Uniforms For the Help Desk?
An anonymous reader writes "I am an IT worker in a mid sized company with approximately 500 employees. There are 30 people on the IT staff, 6 of whom are on the help desk. Our help desk does have significant visibility in the company, and most people know us by face (some by name). Recently the idea has been floated up the management chain to have these help desk workers wear IT department branded shirts. The idea is to promote visibility and unity. Wearing of these shirts would be mandatory Monday through Thursday. The shirts would not be identical (there would be several styles offered). We would be the only department with specific garments outside of the normal business casual dress code. Is management out of line with the industry in promoting this sort of policy change? Is the singling out of 6 employees as 'the IT guys' a step in the right direction, or does it detract from the professionalism that we are trying to display as a department?"
Does the company have an existing dress code? Do the IT guys follow that dress code well?
Let's be honest: IT guys have a reputation for being a bit sloppy. If that's the case here, perhaps the right approach would be for the team to do a better job of looking professional.
But if the team is already meeting the same expectations as the other employees, this just sounds like a giant waste of time. Money, energy and resources wasted on this would probably be better spent on something worthwhile that would actually have an impact on the team's ability to provide quality service.
What are most of you DOING? I work for a company with over 800 employees, approximately 600 or so who directly use computers, that has 16 locations in the Eastern USA and we make do with TWO.
Corporatism != Free Market
Recently the idea has been floated up the management chain to have these help desk workers wear IT department branded shirts. The idea is to promote visibility and unity.
Is the singling out of 6 employees as 'the IT guys' a step in the right direction, or does it detract from the professionalism that we are trying to display as a department?
Better question: Is your Help Desk projecting an image of service or are they too focused as being seen as "professionals"?
It seems to me that your management wants to label your Help Desk staff so that people will be more comfortable in approaching them with issues.

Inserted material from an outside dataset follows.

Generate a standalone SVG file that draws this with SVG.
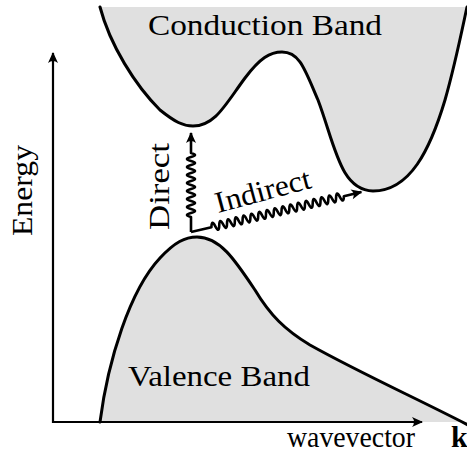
<svg xmlns="http://www.w3.org/2000/svg" width="467" height="456" viewBox="0 0 467 456">
<style>
.band{fill:#e0e0e0;stroke:#000;stroke-width:3;stroke-linejoin:round;stroke-linecap:round}
.axis{fill:none;stroke:#000;stroke-width:2.2}
.wave{fill:none;stroke:#000;stroke-width:2.6;stroke-linejoin:round}
.t{font-family:"Liberation Serif","Times New Roman",serif;font-size:30px;fill:#000}
</style>
<defs>
<marker id="ah" markerUnits="userSpaceOnUse" orient="auto" refX="0" refY="0" overflow="visible" markerWidth="12" markerHeight="10">
<path d="M1,0 L-10,-5 Q-6,0 -10,5 Z" fill="#000"/>
</marker>
</defs>
<rect width="467" height="456" fill="#fff"/>
<g id="conduction-band">
<path class="band" d="M100,7 C110,45 135,85 160,110 C175,122 183,126 193,126 C215,126 225,105 245,78 C260,58 270,52 282,52 C300,52 305,70 318,100 C335,145 340,190 373,191 C410,191 430,150 445,100 C455,65 462,30 467,7"/>
<text class="t" x="148" y="35" textLength="234" lengthAdjust="spacingAndGlyphs">Conduction Band</text>
</g>
<g id="valence-band">
<path class="band" d="M100,422 C108,360 130,290 160,258 C175,242 185,237 197,237 C220,237 235,260 255,290 C270,315 285,330 310,345 C360,373 420,400 470,426 L470,422"/>
<text class="t" x="128" y="386" textLength="182" lengthAdjust="spacingAndGlyphs">Valence Band</text>
</g>
<g id="axes">
<path class="axis" d="M53,423 V53" marker-end="url(#ah)"/>
<path class="axis" d="M53,422 H422" marker-end="url(#ah)"/>
<text class="t" transform="translate(32,236) rotate(-90)" textLength="91" lengthAdjust="spacingAndGlyphs">Energy</text>
<text class="t" x="287" y="447" textLength="128" lengthAdjust="spacingAndGlyphs">wavevector</text>
<text class="t" x="451" y="447" font-weight="bold">k</text>
</g>
<g id="connectors">
<path class="wave" transform="translate(191,232) rotate(-90)" marker-end="url(#ah)" d="M0,0 h15 q2,-8 4,0 q2,8 4,0 q2,-8 4,0 q2,8 4,0 q2,-8 4,0 q2,8 4,0 q2,-8 4,0 q2,8 4,0 q2,-8 4,0 q2,8 4,0 q2,-8 4,0 q2,8 4,0 q2,-8 4,0 q2,8 4,0 q2,-8 4,0 q2,8 4,0 h20"/>
<path class="wave" transform="translate(191,232) rotate(-13.2)" marker-end="url(#ah)" d="M0,0 h21 q2,-8 4,0 q2,8 4,0 q2,-8 4,0 q2,8 4,0 q2,-8 4,0 q2,8 4,0 q2,-8 4,0 q2,8 4,0 q2,-8 4,0 q2,8 4,0 q2,-8 4,0 q2,8 4,0 q2,-8 4,0 q2,8 4,0 q2,-8 4,0 q2,8 4,0 q2,-8 4,0 q2,8 4,0 q2,-8 4,0 q2,8 4,0 q2,-8 4,0 q2,8 4,0 q2,-8 4,0 q2,8 4,0 q2,-8 4,0 q2,8 4,0 q2,-8 4,0 q2,8 4,0 q2,-8 4,0 q2,8 4,0 q2,-8 4,0 q2,8 4,0 q2,-8 4,0 q2,8 4,0 h18"/>
<text class="t" transform="translate(169,230) rotate(-90)" textLength="87" lengthAdjust="spacingAndGlyphs">Direct</text>
<text class="t" transform="translate(218,213) rotate(-15)" textLength="98" lengthAdjust="spacingAndGlyphs">Indirect</text>
</g>
</svg>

This, if it were true, is a HUGE RED FLAG to everyone in your department. If your Help Desk isn't helpful, its just a desk, and it is likely way, way, way too expensive in that light. If the shirts thing doesn't work, expect workforce changes.
Someone needs to recon what your management thinks of the team as a whole, without focusing too much on the dress code issue, before you decide to respond in any particular way. Changes need to be made. Preferably changes to your liking rather than the more heavy-handed flavor.

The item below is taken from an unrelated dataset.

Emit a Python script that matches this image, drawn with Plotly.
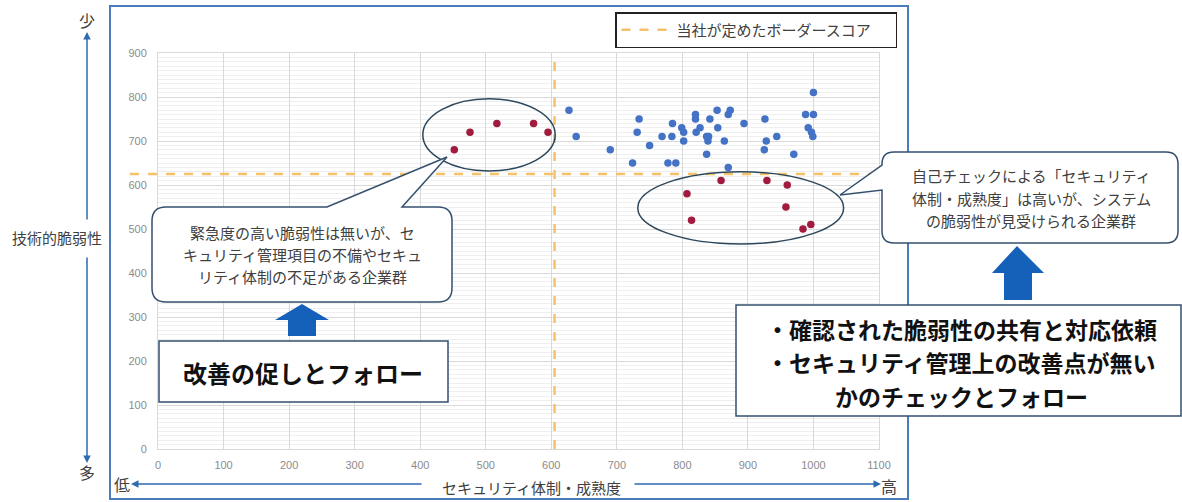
import plotly.graph_objects as go

# ---------------- data ----------------
blue_x = [627, 638, 690, 724, 731, 734, 750, 769, 778, 784, 785, 790, 799, 802, 802,
          820, 820, 821, 827, 837, 840, 839, 837, 842, 853, 854, 864, 870, 873, 870,
          894, 926, 928, 925, 944, 970, 988, 1000, 1000, 992, 997, 999]
blue_y = [770, 710, 680, 650, 720, 750, 690, 710, 650, 710, 740, 650, 730, 720, 700,
          760, 750, 720, 730, 710, 710, 700, 670, 750, 770, 730, 700, 760, 770, 640,
          740, 750, 700, 680, 710, 670, 760, 760, 810, 730, 720, 710]
red_x = [452, 476, 517, 573, 595, 807, 814, 859, 929, 960, 958, 984, 996]
red_y = [680, 720, 740, 740, 720, 580, 520, 610, 610, 600, 550, 500, 510]

border_x = 605
border_y = 625
x_ticks = list(range(0, 1101, 100))
y_ticks = list(range(0, 901, 100))
legend_name = "当社が定めたボーダースコア"
x_title = "セキュリティ体制・成熟度"
y_title = "技術的脆弱性"
left_callout_lines = ["緊急度の高い脆弱性は無いが、セ",
                      "キュリティ管理項目の不備やセキュ",
                      "リティ体制の不足がある企業群"]
right_callout_lines = ["自己チェックによる「セキュリティ",
                       "体制・成熟度」は高いが、システム",
                       "の脆弱性が見受けられる企業群"]
left_action = "改善の促しとフォロー"
right_action_lines = ["・確認された脆弱性の共有と対応依頼",
                      "・セキュリティ管理上の改善点が無い",
                      "かのチェックとフォロー"]

# ---------------- layout helpers ----------------
FIG_W, FIG_H = 1182, 502
L, T, W, H = 158, 53, 721, 396
FONT = "Noto Sans CJK JP"
BLUE = "#4472C4"
RED = "#A11B3F"
ORANGE = "#F5C26B"
FRAME = "#4A7BBB"
DARK = "#34506E"
ARROW_BLUE = "#1560B8"
AX_ARROW = "#2E6BB0"
TXT = "#404040"


def P(px, py):
    return (px - L) / W, (T + H - py) / H


def pt(px, py):
    x, y = P(px, py)
    return f"{x:.5f},{y:.5f}"


def rounded_callout(x0, y0, x1, y1, r, top_ptr=None, left_ptr=None):
    s = f"M {pt(x0 + r, y0)} "
    if top_ptr:
        (a, tip, b) = top_ptr
        s += f"L {pt(a, y0)} L {pt(*tip)} L {pt(b, y0)} "
    s += f"L {pt(x1 - r, y0)} Q {pt(x1, y0)} {pt(x1, y0 + r)} "
    s += f"L {pt(x1, y1 - r)} Q {pt(x1, y1)} {pt(x1 - r, y1)} "
    s += f"L {pt(x0 + r, y1)} Q {pt(x0, y1)} {pt(x0, y1 - r)} "
    if left_ptr:
        (lo, tip, hi) = left_ptr
        s += f"L {pt(x0, lo)} L {pt(*tip)} L {pt(x0, hi)} "
    s += f"L {pt(x0, y0 + r)} Q {pt(x0, y0)} {pt(x0 + r, y0)} Z"
    return s


def block_arrow(tip_x, tip_y, head_y, head_l, head_r, sh_l, sh_r, bottom):
    return (f"M {pt(tip_x, tip_y)} L {pt(head_r, head_y)} L {pt(sh_r, head_y)} "
            f"L {pt(sh_r, bottom)} L {pt(sh_l, bottom)} L {pt(sh_l, head_y)} "
            f"L {pt(head_l, head_y)} Z")


fig = go.Figure()
fig.add_trace(go.Scatter(x=blue_x, y=blue_y, mode="markers",
                         marker=dict(color=BLUE, size=7.5), showlegend=False,
                         hoverinfo="x+y"))
fig.add_trace(go.Scatter(x=red_x, y=red_y, mode="markers",
                         marker=dict(color=RED, size=7.5), showlegend=False,
                         hoverinfo="x+y"))

shapes = []
# outer frame
fx0, fy0 = P(110, 6)
fx1, fy1 = P(908, 499)
shapes.append(dict(type="rect", xref="paper", yref="paper", x0=fx0, y0=fy1, x1=fx1, y1=fy0,
                   line=dict(color=FRAME, width=2), layer="below"))
# border lines
hx0, _ = P(130, 0)
hx1, _ = P(893, 0)
shapes.append(dict(type="line", xref="paper", yref="y", x0=hx0, x1=hx1,
                   y0=border_y, y1=border_y,
                   line=dict(color=ORANGE, width=2.5, dash="dash"),
                   showlegend=True, name=legend_name))
shapes.append(dict(type="line", xref="x", yref="y", x0=border_x, x1=border_x,
                   y0=0, y1=890, line=dict(color=ORANGE, width=2.5, dash="dash")))
# ellipses around red groups
shapes.append(dict(type="circle", xref="x", yref="y", x0=404, x1=606, y0=632, y1=796,
                   line=dict(color="#2C475C", width=1.5)))
shapes.append(dict(type="circle", xref="x", yref="y", x0=732, x1=1046, y0=466, y1=630,
                   line=dict(color="#2C475C", width=1.5)))
# callouts
shapes.append(dict(type="path", xref="paper", yref="paper",
                   path=rounded_callout(152, 207, 452, 302, 14,
                                        top_ptr=(327, (447, 157), 402)),
                   fillcolor="white", line=dict(color=DARK, width=1.5)))
shapes.append(dict(type="path", xref="paper", yref="paper",
                   path=rounded_callout(882, 152, 1178, 243, 12,
                                        left_ptr=(190, (840, 195), 165)),
                   fillcolor="white", line=dict(color=DARK, width=1.5)))
# boxes
bx0, by0 = P(159, 341)
bx1, by1 = P(448, 402)
shapes.append(dict(type="rect", xref="paper", yref="paper", x0=bx0, y0=by1, x1=bx1, y1=by0,
                   fillcolor="white", line=dict(color=DARK, width=1.5)))
bx0, by0 = P(736, 305)
bx1, by1 = P(1181, 416)
shapes.append(dict(type="rect", xref="paper", yref="paper", x0=bx0, y0=by1, x1=bx1, y1=by0,
                   fillcolor="white", line=dict(color=DARK, width=1.5)))
# block arrows
shapes.append(dict(type="path", xref="paper", yref="paper",
                   path=block_arrow(302, 304, 320, 275, 329, 288, 316, 336),
                   fillcolor=ARROW_BLUE, line=dict(width=0)))
shapes.append(dict(type="path", xref="paper", yref="paper",
                   path=block_arrow(1017, 246, 273, 992, 1044, 1004, 1032, 300),
                   fillcolor=ARROW_BLUE, line=dict(width=0)))

annotations = []


def text(px, py, s, size=15, color=TXT, bold=False, xanchor="center"):
    x, y = P(px, py)
    annotations.append(dict(xref="paper", yref="paper", x=x, y=y, text=f"<b>{s}</b>" if bold else s,
                            showarrow=False, xanchor=xanchor, yanchor="middle", align="center",
                            font=dict(family=FONT, size=size, color=color)))


def text_block(px, py_center, lines, size, spacing, **kw):
    n = len(lines)
    for i, s in enumerate(lines):
        text(px, py_center + (i - (n - 1) / 2) * spacing, s, size=size, **kw)


def arrow(hx, hy, tx, ty):
    x, y = P(hx, hy)
    annotations.append(dict(xref="paper", yref="paper", x=x, y=y, ax=tx - hx, ay=ty - hy,
                            text="", showarrow=True, arrowhead=2, arrowsize=1,
                            arrowwidth=1.5, arrowcolor=AX_ARROW, standoff=0))


text(57, 238, y_title)
text(87, 20, "少", size=16)
text(87, 472, "多", size=16)
text(122, 484, "低", size=16)
text(889, 486, "高", size=16)
text(531, 487, x_title)
arrow(87, 32, 87, 221)
arrow(87, 463, 87, 256)
arrow(131, 484, 423, 484)
arrow(881, 484, 633, 484)

text_block(302, 254, left_callout_lines, size=15, spacing=22)
text_block(1031, 198, right_callout_lines, size=15, spacing=22)
text(303, 372, left_action, size=24, color="#111111", bold=True)
text_block(961, 362, right_action_lines, size=23, spacing=33.5, color="#111111", bold=True)

lgx, lgy = P(615, 12)
fig.update_layout(
    width=FIG_W, height=FIG_H,
    margin=dict(l=L, r=FIG_W - L - W, t=T, b=FIG_H - T - H),
    paper_bgcolor="white", plot_bgcolor="white",
    shapes=shapes, annotations=annotations,
    showlegend=True,
    legend=dict(x=lgx, y=lgy, xanchor="left", yanchor="top", bgcolor="white",
                orientation="h", entrywidth=214, itemwidth=50,
                bordercolor="#222222", borderwidth=1.5,
                font=dict(family=FONT, size=15, color=TXT)),
    xaxis=dict(range=[0, 1100], tickvals=x_ticks, showgrid=True, gridcolor="#D9D9D9",
               zeroline=False, showline=True, linecolor="#D9D9D9", mirror=True,
               ticks="", ticklabelstandoff=6,
               tickfont=dict(family="Liberation Sans", size=11, color="#8C8C8C")),
    yaxis=dict(range=[0, 900], tickvals=y_ticks, showgrid=True, gridcolor="#D9D9D9",
               minor=dict(dtick=10, showgrid=True, gridcolor="#EFEFEF", gridwidth=1),
               zeroline=False, showline=True, linecolor="#D9D9D9", mirror=True,
               ticks="", ticklabelstandoff=8,
               tickfont=dict(family="Liberation Sans", size=11, color="#8C8C8C")),
)

fig.write_html("out.html")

This is what happens as the company grows .....
It goes Dilbert on itself.
This is what happens when people too stupid to do any real work and who've been replaced by a bash script gets promoted to middle management because you can't get rid of them due to union rules and stuff.
You know how they got the management position? A: The parkinson law : Upper management doesn't want their job threatened by a younger, smarter, more active, more educated middle manager, so they promote somebody dumber then themselves and the guy under hires some1 dumber then himself and so on
Uniforms is lack a respect for you tech support guys, uniform is a school's tool to reduce violence and bullying by unifying every1 thus eliminating gangs and groups. It's not for a job place, it's a joke to think about it, if they had respect, they would ask you to wear a suit and a tie, but then you would be in par with ur middle management guy, he is not gonna put you on that level, he is also prolly afraid that you'll write another bash script to replace the middle management positions.

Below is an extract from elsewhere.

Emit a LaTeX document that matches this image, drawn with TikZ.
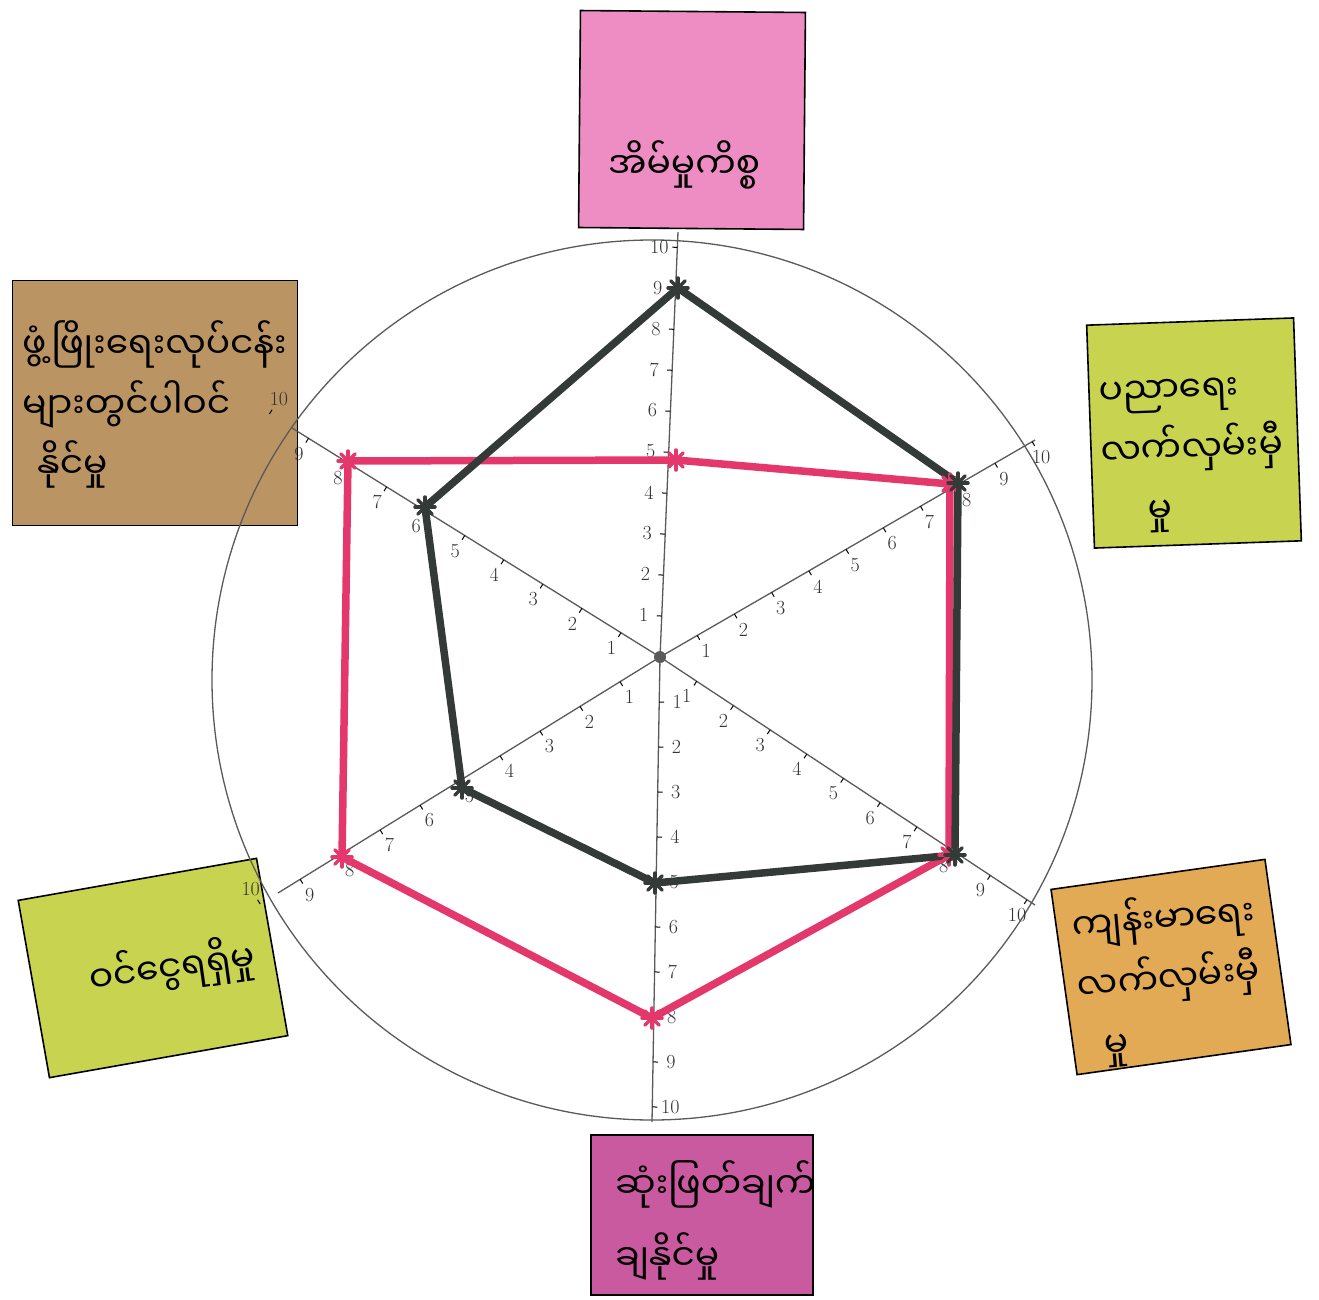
\documentclass[tikz,border=0pt]{standalone}
\usepackage{fontspec}
\newfontfamily\mya[Script=Myanmar]{Noto Sans Myanmar UI}
\usetikzlibrary{calc}
\definecolor{pinkc}{RGB}{238,140,196}
\definecolor{tanc}{RGB}{186,148,98}
\definecolor{limec}{RGB}{200,212,80}
\definecolor{orangec}{RGB}{226,170,84}
\definecolor{magc}{RGB}{202,90,160}
\definecolor{polyblack}{RGB}{52,58,55}
\definecolor{polyred}{RGB}{228,56,108}
\definecolor{axisc}{RGB}{90,90,90}
\tikzset{
  box/.style={draw=black, line width=1.6pt, inner sep=0pt},
  mytxt/.style={font=\mya\fontsize{36}{60}\selectfont, inner sep=0pt, align=left},
  axisline/.style={draw=axisc, line width=1.3pt},
  circline/.style={draw=axisc, line width=1.3pt},
  tickline/.style={draw=black, line width=1pt},
  num/.style={font=\fontsize{20}{20}\selectfont, text=black!80, inner sep=0pt},
  polyline/.style={line width=7.5pt, line join=round, line cap=round},
  astk/.pic={\foreach \a in {0,45,90,135} \draw[line width=3.5pt, line cap=round] (\a:10pt) -- (\a+180:10pt);}
}
\begin{document}
\begin{tikzpicture}[x=1pt,y=-1pt]
\useasboundingbox (0,0) rectangle (1319,1300);
\fill[white] (0,0) rectangle (1319,1300);

% boxes
\node[box, fill=pinkc, minimum width=225pt, minimum height=217pt, rotate=-0.5] (boxTop) at (692,120) {};
\node[box, fill=tanc, minimum width=285pt, minimum height=245pt] (boxUL) at (155,403) {};
\node[box, fill=limec, minimum width=207pt, minimum height=223pt, rotate=2] (boxUR) at (1194,433) {};
\node[box, fill=orangec, minimum width=216pt, minimum height=187pt, rotate=8] (boxLR) at (1171,967) {};
\node[box, fill=limec, minimum width=242pt, minimum height=180pt, rotate=10] (boxLL) at (153,968) {};
\node[box, fill=magc, minimum width=222pt, minimum height=160pt] (boxB) at (702,1215) {};

% texts
\node[mytxt, anchor=west] (tTop) at (608,165) {အိမ်မှုကိစ္စ};
\node[mytxt, anchor=north west] (tUL) at (22,320) {ဖွံ့ဖြိုးရေးလုပ်ငန်း\\များတွင်ပါဝင်\\\hspace{15pt}နိုင်မှု};
\node[mytxt, anchor=north west, rotate=2] (tUR) at (1098,382) {ပညာရေး\\လက်လှမ်းမှီ\\\hspace{45pt}မှု};
\node[mytxt, anchor=north west, rotate=5] (tLR) at (1070,903) {ကျန်းမာရေး\\လက်လှမ်းမှီ\\\hspace{22pt}မှု};
\node[mytxt, rotate=8] (tLL) at (172,968) {ဝင်ငွေရရှိမှု};
\node[mytxt, anchor=north west, font=\mya\fontsize{36}{72}\selectfont] (tB) at (615,1160) {ဆုံးဖြတ်ချက်\\ချနိုင်မှု};

% circle
\coordinate (cc) at (652,680);
\draw[circline] (cc) circle[radius=440pt];

% axes
\coordinate (O) at (660,657);
\coordinate (eT) at (678,232);
\coordinate (eB) at (652,1122);
\coordinate (eUR) at (1035,440);
\coordinate (eLR) at (1035,905);
\coordinate (eLL) at (278,893);
\coordinate (eUL) at (292,428);
\foreach \e in {eT,eB,eUR,eLR,eLL,eUL} \draw[axisline] (O) -- (\e);
\foreach \e/\d/\s in {eT/41/90, eB/45/90, eUR/43/-90, eLR/44/-90, eLL/47/90, eUL/46/90} {
  \foreach \k in {1,...,10} {
    \pgfmathsetmacro\dist{\k*\d}
    \coordinate (p) at ($(O)!\dist pt!(\e)$);
    \draw[tickline] (p) -- ($(p)!5pt!\s:(\e)$);
    \node[num] at ($(p)!18pt!\s:(\e)$) {\k};
  }
}
\fill[axisc] (O) circle[radius=6pt];

% red polygon
\coordinate (rT) at (676,460);
\coordinate (rUR) at (950,484);
\coordinate (rLR) at (949,855);
\coordinate (rB) at (652,1018);
\coordinate (rLL) at (342,857);
\coordinate (rUL) at (348,461);
\draw[polyline, polyred] (rT) -- (rUR) -- (rLR) -- (rB) -- (rLL) -- (rUL) -- cycle;

% black polygon
\coordinate (bT) at (678,288);
\coordinate (bUR) at (958,483);
\coordinate (bLR) at (955,855);
\coordinate (bB) at (655,883);
\coordinate (bLL) at (462,788);
\coordinate (bUL) at (425,507);
\draw[polyline, polyblack] (bT) -- (bUR) -- (bLR) -- (bB) -- (bLL) -- (bUL) -- cycle;

\foreach \v in {rT,rUR,rLR,rB,rLL,rUL} \pic[color=polyred] at (\v) {astk};
\foreach \v in {bT,bUR,bLR,bB,bLL,bUL} \pic[color=polyblack] at (\v) {astk};
\end{tikzpicture}
\end{document}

Hey while I think of it, a script that creates and assigns random useless task and complains a lot could replace my boss.
One of the companies i worked at had a standard,
Tan pants and
dress shirt or company logo'd shirt.
But it applied to everyone, even the president.
I'd find it a bit demeaning if it was limited to the help desk only.
She was like chocolate when she drank... semi-sweet at first and then increasingly bitter.
While I would much prefer to wear my own clothes, it might be ok if my work uniform was comfortable fabric, not overly baggy, paid for by the company, and saved me from having to do extra laundry and ironing.
I spent a summer working at a car dealership and you got a weeks worth of uniforms or so slipped into your locker...toss them in the laundry bin when you are done and they will show up clean and pressed a few days later. Only had to pay for anything if they went missing...repairs were taken care of by attaching a little card to it when you threw it in the laundry bin.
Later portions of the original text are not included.